(DATASET SECTION):
***

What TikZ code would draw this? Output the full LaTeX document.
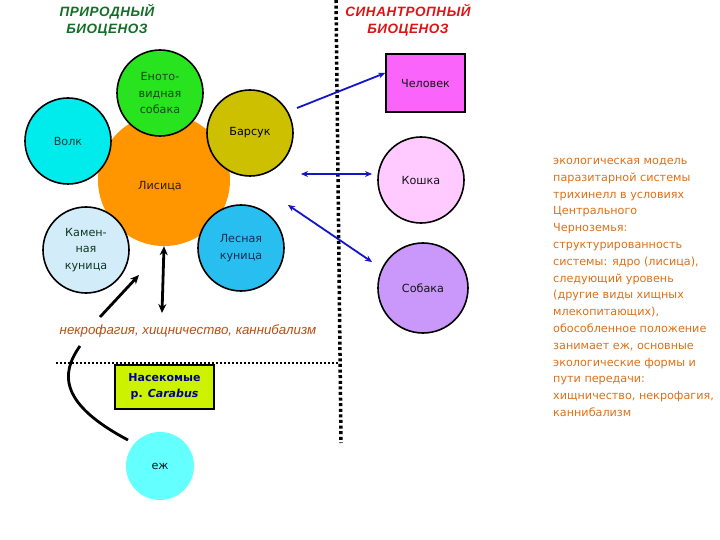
\documentclass[tikz,border=0pt]{standalone}
\usepackage{fontspec}
\setmainfont{DejaVu Sans}
\newfontfamily\titlefont[LetterSpace=4]{Liberation Sans}
\newfontfamily\pathfont{Liberation Sans}
\newfontfamily\notefont{DejaVu Sans}
\usetikzlibrary{arrows.meta}
\definecolor{cGreen}{RGB}{40,228,30}
\definecolor{cWolf}{RGB}{0,236,236}
\definecolor{cBadger}{RGB}{204,192,0}
\definecolor{cFox}{RGB}{255,150,0}
\definecolor{cStone}{RGB}{210,236,250}
\definecolor{cPine}{RGB}{40,190,240}
\definecolor{cMan}{RGB}{250,100,250}
\definecolor{cCat}{RGB}{255,202,255}
\definecolor{cDog}{RGB}{202,152,250}
\definecolor{cIns}{RGB}{204,242,0}
\definecolor{cHog}{RGB}{100,255,255}
\definecolor{cNote}{RGB}{222,112,24}
\definecolor{cPath}{RGB}{186,78,20}
\definecolor{cTitleG}{RGB}{20,110,40}
\definecolor{cTitleR}{RGB}{220,20,20}
\definecolor{cArrow}{RGB}{20,20,200}
\definecolor{cTxt}{RGB}{20,20,25}
\begin{document}
\begin{tikzpicture}[x=1pt,y=-1pt,
  circ/.style={circle,draw=black,line width=1.6pt,minimum size=86pt,inner sep=0pt,align=center,font=\fontsize{11.2}{16.5}\selectfont,text=cTxt},
  title/.style={align=center,font=\titlefont\fontsize{13.5}{17}\selectfont\bfseries\itshape},
  barrow/.style={draw=cArrow,line width=1.8pt,-{Stealth[length=7pt,width=6pt]}},
  bdarrow/.style={draw=cArrow,line width=1.8pt,{Stealth[length=7pt,width=6pt]}-{Stealth[length=7pt,width=6pt]}},
  karrow/.style={draw=black,line width=2.8pt,-{Stealth[length=9pt,width=8pt]}},
  kdarrow/.style={draw=black,line width=2.8pt,{Stealth[length=9pt,width=8pt]}-{Stealth[length=9pt,width=8pt]}},
  vdots/.style={draw=black,line width=3.5pt,dash pattern=on 3pt off 2.6pt},
  hdots/.style={draw=black,line width=2pt,dash pattern=on 2pt off 2pt}]
\useasboundingbox[fill=white] (0,0) rectangle (720,540);

% titles
\node[title,text=cTitleG] (t1) at (107,20) {ПРИРОДНЫЙ\\БИОЦЕНОЗ};
\node[title,text=cTitleR] (t2) at (408,20) {СИНАНТРОПНЫЙ\\БИОЦЕНОЗ};

% separators
\coordinate (v1) at (336,0);
\coordinate (v2) at (341,443);
\draw[vdots] (v1) -- (v2);
\coordinate (h1) at (56,363);
\coordinate (h2) at (338,363);
\draw[hdots] (h1) -- (h2);

% fox core
\node[circle,fill=cFox,minimum size=132pt,inner sep=0pt] (lis) at (164,180) {};
\node[font=\fontsize{11.2}{13}\selectfont,text={rgb,255:red,50;green,25;blue,0}] (lisl) at (160,186) {Лисица};

\node[circ,fill=cGreen,text={rgb,255:red,25;green,70;blue,25}] (enot) at (160,93) {Еното-\\видная\\собака};
\node[circ,fill=cWolf,text={rgb,255:red,15;green,60;blue,60}] (volk) at (68,141) {Волк};
\node[circ,fill=cBadger,text=black] (bars) at (250,133) {Барсук};
\node[circ,fill=cStone,text={rgb,255:red,15;green,55;blue,35}] (kamen) at (86,250) {Камен-\\ная\\куница};
\node[circ,fill=cPine,text={rgb,255:red,15;green,45;blue,80}] (lesn) at (241,248) {Лесная\\куница};

% synanthropic
\node[draw=black,line width=1.6pt,fill=cMan,minimum width=79pt,minimum height=58pt,inner sep=0pt,font=\fontsize{11.2}{13}\selectfont,text=cTxt] (chel) at (425.5,83) {Человек};
\node[circ,fill=cCat] (kosh) at (421,180) {Кошка};
\node[circ,fill=cDog,minimum size=90pt] (sob) at (423,288) {Собака};

% transmission text
\node[font=\pathfont\fontsize{13.3}{15}\selectfont\itshape,text=cPath] (path) at (188,331) {некрофагия, хищничество, каннибализм};

% insects and hedgehog
\node[draw=black,line width=2pt,fill=cIns,minimum width=99pt,minimum height=44pt,inner sep=0pt,align=center,font=\fontsize{11}{16}\selectfont\bfseries,text={rgb,255:red,0;green,0;blue,150}] (ins) at (164.5,387) {Насекомые\\р. \textit{Carabus}};
\node[circle,fill=cHog,minimum size=68pt,inner sep=0pt,font=\fontsize{11.2}{13}\selectfont,text=cTxt] (ezh) at (160,466) {еж};

% blue arrows
\coordinate (a1s) at (297,108);
\coordinate (a2s) at (301,174);
\coordinate (a2e) at (372,174);
\coordinate (a3s) at (288,205);
\coordinate (a3e) at (372,262);
\draw[barrow] (a1s) -- ([yshift=10pt]chel.west);
\draw[bdarrow] (a2s) -- (a2e);
\draw[bdarrow] (a3s) -- (a3e);

% black arrows
\coordinate (k1e) at (162,313);
\draw[kdarrow] (lis.south) -- (k1e);
\coordinate (k2s) at (100,317);
\coordinate (k2e) at (139,275);
\draw[karrow] (k2s) -- (k2e);
\coordinate (c1) at (80,346);
\coordinate (c2) at (128,440);
\draw[black,line width=2.8pt] (c1) .. controls (60,374) and (60,404) .. (c2);

% note
\node[anchor=north west,align=left,inner sep=0pt,font=\notefont\fontsize{11.2}{16.8}\selectfont,text=cNote] (note) at (553,158) {экологическая модель\\паразитарной системы\\трихинелл в условиях\\Центрального\\Черноземья:\\структурированность\\системы: ядро (лисица),\\следующий уровень\\(другие виды хищных\\млекопитающих),\\обособленное положение\\занимает еж, основные\\экологические формы и\\пути передачи:\\хищничество, некрофагия,\\каннибализм};
\end{tikzpicture}
\end{document}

***

(PROBLEM DESCRIPTION): Print the listing above in full, exactly as written. Omit any pictures.

(SOLUTION):
What TikZ code would draw this? Output the full LaTeX document.
\documentclass[tikz,border=0pt]{standalone}
\usepackage{fontspec}
\setmainfont{DejaVu Sans}
\newfontfamily\titlefont[LetterSpace=4]{Liberation Sans}
\newfontfamily\pathfont{Liberation Sans}
\newfontfamily\notefont{DejaVu Sans}
\usetikzlibrary{arrows.meta}
\definecolor{cGreen}{RGB}{40,228,30}
\definecolor{cWolf}{RGB}{0,236,236}
\definecolor{cBadger}{RGB}{204,192,0}
\definecolor{cFox}{RGB}{255,150,0}
\definecolor{cStone}{RGB}{210,236,250}
\definecolor{cPine}{RGB}{40,190,240}
\definecolor{cMan}{RGB}{250,100,250}
\definecolor{cCat}{RGB}{255,202,255}
\definecolor{cDog}{RGB}{202,152,250}
\definecolor{cIns}{RGB}{204,242,0}
\definecolor{cHog}{RGB}{100,255,255}
\definecolor{cNote}{RGB}{222,112,24}
\definecolor{cPath}{RGB}{186,78,20}
\definecolor{cTitleG}{RGB}{20,110,40}
\definecolor{cTitleR}{RGB}{220,20,20}
\definecolor{cArrow}{RGB}{20,20,200}
\definecolor{cTxt}{RGB}{20,20,25}
\begin{document}
\begin{tikzpicture}[x=1pt,y=-1pt,
  circ/.style={circle,draw=black,line width=1.6pt,minimum size=86pt,inner sep=0pt,align=center,font=\fontsize{11.2}{16.5}\selectfont,text=cTxt},
  title/.style={align=center,font=\titlefont\fontsize{13.5}{17}\selectfont\bfseries\itshape},
  barrow/.style={draw=cArrow,line width=1.8pt,-{Stealth[length=7pt,width=6pt]}},
  bdarrow/.style={draw=cArrow,line width=1.8pt,{Stealth[length=7pt,width=6pt]}-{Stealth[length=7pt,width=6pt]}},
  karrow/.style={draw=black,line width=2.8pt,-{Stealth[length=9pt,width=8pt]}},
  kdarrow/.style={draw=black,line width=2.8pt,{Stealth[length=9pt,width=8pt]}-{Stealth[length=9pt,width=8pt]}},
  vdots/.style={draw=black,line width=3.5pt,dash pattern=on 3pt off 2.6pt},
  hdots/.style={draw=black,line width=2pt,dash pattern=on 2pt off 2pt}]
\useasboundingbox[fill=white] (0,0) rectangle (720,540);

% titles
\node[title,text=cTitleG] (t1) at (107,20) {ПРИРОДНЫЙ\\БИОЦЕНОЗ};
\node[title,text=cTitleR] (t2) at (408,20) {СИНАНТРОПНЫЙ\\БИОЦЕНОЗ};

% separators
\coordinate (v1) at (336,0);
\coordinate (v2) at (341,443);
\draw[vdots] (v1) -- (v2);
\coordinate (h1) at (56,363);
\coordinate (h2) at (338,363);
\draw[hdots] (h1) -- (h2);

% fox core
\node[circle,fill=cFox,minimum size=132pt,inner sep=0pt] (lis) at (164,180) {};
\node[font=\fontsize{11.2}{13}\selectfont,text={rgb,255:red,50;green,25;blue,0}] (lisl) at (160,186) {Лисица};

\node[circ,fill=cGreen,text={rgb,255:red,25;green,70;blue,25}] (enot) at (160,93) {Еното-\\видная\\собака};
\node[circ,fill=cWolf,text={rgb,255:red,15;green,60;blue,60}] (volk) at (68,141) {Волк};
\node[circ,fill=cBadger,text=black] (bars) at (250,133) {Барсук};
\node[circ,fill=cStone,text={rgb,255:red,15;green,55;blue,35}] (kamen) at (86,250) {Камен-\\ная\\куница};
\node[circ,fill=cPine,text={rgb,255:red,15;green,45;blue,80}] (lesn) at (241,248) {Лесная\\куница};

% synanthropic
\node[draw=black,line width=1.6pt,fill=cMan,minimum width=79pt,minimum height=58pt,inner sep=0pt,font=\fontsize{11.2}{13}\selectfont,text=cTxt] (chel) at (425.5,83) {Человек};
\node[circ,fill=cCat] (kosh) at (421,180) {Кошка};
\node[circ,fill=cDog,minimum size=90pt] (sob) at (423,288) {Собака};

% transmission text
\node[font=\pathfont\fontsize{13.3}{15}\selectfont\itshape,text=cPath] (path) at (188,331) {некрофагия, хищничество, каннибализм};

% insects and hedgehog
\node[draw=black,line width=2pt,fill=cIns,minimum width=99pt,minimum height=44pt,inner sep=0pt,align=center,font=\fontsize{11}{16}\selectfont\bfseries,text={rgb,255:red,0;green,0;blue,150}] (ins) at (164.5,387) {Насекомые\\р. \textit{Carabus}};
\node[circle,fill=cHog,minimum size=68pt,inner sep=0pt,font=\fontsize{11.2}{13}\selectfont,text=cTxt] (ezh) at (160,466) {еж};

% blue arrows
\coordinate (a1s) at (297,108);
\coordinate (a2s) at (301,174);
\coordinate (a2e) at (372,174);
\coordinate (a3s) at (288,205);
\coordinate (a3e) at (372,262);
\draw[barrow] (a1s) -- ([yshift=10pt]chel.west);
\draw[bdarrow] (a2s) -- (a2e);
\draw[bdarrow] (a3s) -- (a3e);

% black arrows
\coordinate (k1e) at (162,313);
\draw[kdarrow] (lis.south) -- (k1e);
\coordinate (k2s) at (100,317);
\coordinate (k2e) at (139,275);
\draw[karrow] (k2s) -- (k2e);
\coordinate (c1) at (80,346);
\coordinate (c2) at (128,440);
\draw[black,line width=2.8pt] (c1) .. controls (60,374) and (60,404) .. (c2);

% note
\node[anchor=north west,align=left,inner sep=0pt,font=\notefont\fontsize{11.2}{16.8}\selectfont,text=cNote] (note) at (553,158) {экологическая модель\\паразитарной системы\\трихинелл в условиях\\Центрального\\Черноземья:\\структурированность\\системы: ядро (лисица),\\следующий уровень\\(другие виды хищных\\млекопитающих),\\обособленное положение\\занимает еж, основные\\экологические формы и\\пути передачи:\\хищничество, некрофагия,\\каннибализм};
\end{tikzpicture}
\end{document}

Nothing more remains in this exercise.